Your task is to quote the listing below exactly, beginning with its first line and ending on the line bearing "0.96, 0.985, 1.0]".

── PROVIDED DATA

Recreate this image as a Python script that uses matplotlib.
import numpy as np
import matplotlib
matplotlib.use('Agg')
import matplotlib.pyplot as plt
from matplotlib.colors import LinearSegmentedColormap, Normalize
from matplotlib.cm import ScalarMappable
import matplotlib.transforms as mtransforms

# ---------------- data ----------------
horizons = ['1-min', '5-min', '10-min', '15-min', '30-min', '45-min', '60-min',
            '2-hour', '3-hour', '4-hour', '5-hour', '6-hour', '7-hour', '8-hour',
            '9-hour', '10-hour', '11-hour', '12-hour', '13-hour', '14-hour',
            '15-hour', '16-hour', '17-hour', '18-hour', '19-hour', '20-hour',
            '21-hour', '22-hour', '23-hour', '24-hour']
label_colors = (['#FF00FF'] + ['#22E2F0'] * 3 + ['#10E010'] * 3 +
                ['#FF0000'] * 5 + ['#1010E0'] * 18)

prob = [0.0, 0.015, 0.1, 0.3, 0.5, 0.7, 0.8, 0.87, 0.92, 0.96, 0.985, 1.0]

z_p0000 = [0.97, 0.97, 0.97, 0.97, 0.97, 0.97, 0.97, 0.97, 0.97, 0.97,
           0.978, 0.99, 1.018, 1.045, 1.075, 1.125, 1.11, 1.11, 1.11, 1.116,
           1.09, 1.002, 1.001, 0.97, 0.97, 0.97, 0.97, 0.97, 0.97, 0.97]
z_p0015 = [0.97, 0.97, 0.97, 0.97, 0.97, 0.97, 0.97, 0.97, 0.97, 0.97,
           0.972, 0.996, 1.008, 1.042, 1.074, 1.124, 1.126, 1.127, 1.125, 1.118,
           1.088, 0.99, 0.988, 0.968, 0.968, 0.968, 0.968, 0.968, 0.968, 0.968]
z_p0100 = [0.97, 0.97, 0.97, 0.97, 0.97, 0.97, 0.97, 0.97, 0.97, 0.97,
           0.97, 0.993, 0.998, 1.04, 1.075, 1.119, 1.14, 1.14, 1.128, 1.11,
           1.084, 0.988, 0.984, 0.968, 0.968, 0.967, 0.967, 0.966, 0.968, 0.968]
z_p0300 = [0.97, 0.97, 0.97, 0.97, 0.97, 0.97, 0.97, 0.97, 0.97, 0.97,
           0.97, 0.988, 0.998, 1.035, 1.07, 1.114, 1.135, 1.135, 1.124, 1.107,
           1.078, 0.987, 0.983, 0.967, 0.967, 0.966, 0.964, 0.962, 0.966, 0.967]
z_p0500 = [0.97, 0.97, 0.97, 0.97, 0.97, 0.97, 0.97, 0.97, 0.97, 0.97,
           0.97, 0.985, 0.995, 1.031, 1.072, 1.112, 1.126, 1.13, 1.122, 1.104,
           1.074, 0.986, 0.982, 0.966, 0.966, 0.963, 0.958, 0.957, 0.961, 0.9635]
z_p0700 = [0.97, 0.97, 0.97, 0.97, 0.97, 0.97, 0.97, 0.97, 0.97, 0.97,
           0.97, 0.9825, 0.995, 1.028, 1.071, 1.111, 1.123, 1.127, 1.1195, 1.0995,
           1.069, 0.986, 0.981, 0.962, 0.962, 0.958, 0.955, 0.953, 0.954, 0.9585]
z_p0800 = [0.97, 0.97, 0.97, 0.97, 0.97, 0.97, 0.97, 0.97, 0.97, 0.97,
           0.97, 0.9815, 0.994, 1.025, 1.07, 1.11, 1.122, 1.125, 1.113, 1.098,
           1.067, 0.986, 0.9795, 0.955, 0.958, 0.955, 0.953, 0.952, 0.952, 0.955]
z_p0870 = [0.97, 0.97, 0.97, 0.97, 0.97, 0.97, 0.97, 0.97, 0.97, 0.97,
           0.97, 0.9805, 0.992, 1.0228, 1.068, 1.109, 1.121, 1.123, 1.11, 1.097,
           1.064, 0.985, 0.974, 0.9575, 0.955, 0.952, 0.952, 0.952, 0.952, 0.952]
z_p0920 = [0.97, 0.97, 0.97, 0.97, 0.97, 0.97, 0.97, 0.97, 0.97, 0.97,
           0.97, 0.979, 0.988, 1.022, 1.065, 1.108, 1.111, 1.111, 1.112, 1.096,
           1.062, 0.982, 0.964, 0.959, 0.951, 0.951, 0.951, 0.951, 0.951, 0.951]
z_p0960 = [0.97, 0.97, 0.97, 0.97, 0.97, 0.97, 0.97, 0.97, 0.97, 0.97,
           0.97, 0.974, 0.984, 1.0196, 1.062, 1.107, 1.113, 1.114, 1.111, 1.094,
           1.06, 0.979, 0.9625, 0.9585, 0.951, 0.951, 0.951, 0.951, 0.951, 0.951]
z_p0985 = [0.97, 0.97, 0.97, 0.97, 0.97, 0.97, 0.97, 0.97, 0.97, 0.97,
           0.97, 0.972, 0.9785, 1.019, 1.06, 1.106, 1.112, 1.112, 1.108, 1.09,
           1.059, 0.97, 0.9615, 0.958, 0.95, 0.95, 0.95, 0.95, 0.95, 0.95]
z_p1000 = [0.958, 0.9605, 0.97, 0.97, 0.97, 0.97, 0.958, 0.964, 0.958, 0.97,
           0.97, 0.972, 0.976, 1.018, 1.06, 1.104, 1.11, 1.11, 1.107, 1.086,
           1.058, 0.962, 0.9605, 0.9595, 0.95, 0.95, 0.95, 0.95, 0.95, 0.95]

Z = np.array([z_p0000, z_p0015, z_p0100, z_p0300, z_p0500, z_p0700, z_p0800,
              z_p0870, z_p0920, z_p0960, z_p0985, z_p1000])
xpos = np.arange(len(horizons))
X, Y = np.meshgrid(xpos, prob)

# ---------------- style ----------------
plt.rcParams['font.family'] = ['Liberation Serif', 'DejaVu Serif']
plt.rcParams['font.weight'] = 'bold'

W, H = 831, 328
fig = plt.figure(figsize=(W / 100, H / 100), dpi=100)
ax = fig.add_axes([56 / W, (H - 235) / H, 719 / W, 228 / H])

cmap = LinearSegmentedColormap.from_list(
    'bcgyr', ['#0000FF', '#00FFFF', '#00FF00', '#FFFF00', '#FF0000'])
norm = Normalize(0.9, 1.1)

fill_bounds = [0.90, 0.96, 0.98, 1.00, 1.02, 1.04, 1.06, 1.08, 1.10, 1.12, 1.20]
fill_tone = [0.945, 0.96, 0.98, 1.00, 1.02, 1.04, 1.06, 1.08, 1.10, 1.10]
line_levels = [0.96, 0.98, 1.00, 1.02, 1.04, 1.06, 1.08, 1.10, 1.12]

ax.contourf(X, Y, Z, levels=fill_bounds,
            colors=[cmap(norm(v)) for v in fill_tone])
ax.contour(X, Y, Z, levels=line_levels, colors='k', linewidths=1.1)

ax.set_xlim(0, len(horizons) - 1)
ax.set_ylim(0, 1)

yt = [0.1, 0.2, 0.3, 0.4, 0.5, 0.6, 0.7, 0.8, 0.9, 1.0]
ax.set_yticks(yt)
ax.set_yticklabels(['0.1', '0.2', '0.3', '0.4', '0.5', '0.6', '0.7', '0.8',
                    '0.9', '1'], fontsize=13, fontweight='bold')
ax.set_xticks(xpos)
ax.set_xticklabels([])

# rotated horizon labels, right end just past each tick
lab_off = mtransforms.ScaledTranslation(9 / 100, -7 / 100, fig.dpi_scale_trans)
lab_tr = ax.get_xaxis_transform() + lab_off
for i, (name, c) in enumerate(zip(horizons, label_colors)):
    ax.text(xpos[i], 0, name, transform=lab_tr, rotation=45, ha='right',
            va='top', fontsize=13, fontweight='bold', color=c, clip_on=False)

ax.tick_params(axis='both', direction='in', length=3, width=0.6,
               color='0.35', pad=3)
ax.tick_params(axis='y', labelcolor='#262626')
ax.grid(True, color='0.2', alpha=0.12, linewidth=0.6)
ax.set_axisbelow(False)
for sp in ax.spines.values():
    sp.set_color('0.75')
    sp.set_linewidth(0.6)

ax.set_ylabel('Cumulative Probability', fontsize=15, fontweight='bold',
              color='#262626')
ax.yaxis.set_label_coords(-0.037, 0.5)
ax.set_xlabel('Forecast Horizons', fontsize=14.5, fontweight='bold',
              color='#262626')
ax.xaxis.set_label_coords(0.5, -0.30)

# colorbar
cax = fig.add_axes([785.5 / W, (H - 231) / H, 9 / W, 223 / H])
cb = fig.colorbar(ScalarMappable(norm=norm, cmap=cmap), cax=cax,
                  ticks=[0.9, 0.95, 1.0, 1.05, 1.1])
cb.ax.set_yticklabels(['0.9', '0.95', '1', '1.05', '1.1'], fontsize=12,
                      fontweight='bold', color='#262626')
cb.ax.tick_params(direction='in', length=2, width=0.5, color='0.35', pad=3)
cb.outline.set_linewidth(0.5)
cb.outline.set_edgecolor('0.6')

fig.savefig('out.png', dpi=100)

────

• _RESULT OF THIS TASK_:
Recreate this image as a Python script that uses matplotlib.
import numpy as np
import matplotlib
matplotlib.use('Agg')
import matplotlib.pyplot as plt
from matplotlib.colors import LinearSegmentedColormap, Normalize
from matplotlib.cm import ScalarMappable
import matplotlib.transforms as mtransforms

# ---------------- data ----------------
horizons = ['1-min', '5-min', '10-min', '15-min', '30-min', '45-min', '60-min',
            '2-hour', '3-hour', '4-hour', '5-hour', '6-hour', '7-hour', '8-hour',
            '9-hour', '10-hour', '11-hour', '12-hour', '13-hour', '14-hour',
            '15-hour', '16-hour', '17-hour', '18-hour', '19-hour', '20-hour',
            '21-hour', '22-hour', '23-hour', '24-hour']
label_colors = (['#FF00FF'] + ['#22E2F0'] * 3 + ['#10E010'] * 3 +
                ['#FF0000'] * 5 + ['#1010E0'] * 18)

prob = [0.0, 0.015, 0.1, 0.3, 0.5, 0.7, 0.8, 0.87, 0.92, 0.96, 0.985, 1.0]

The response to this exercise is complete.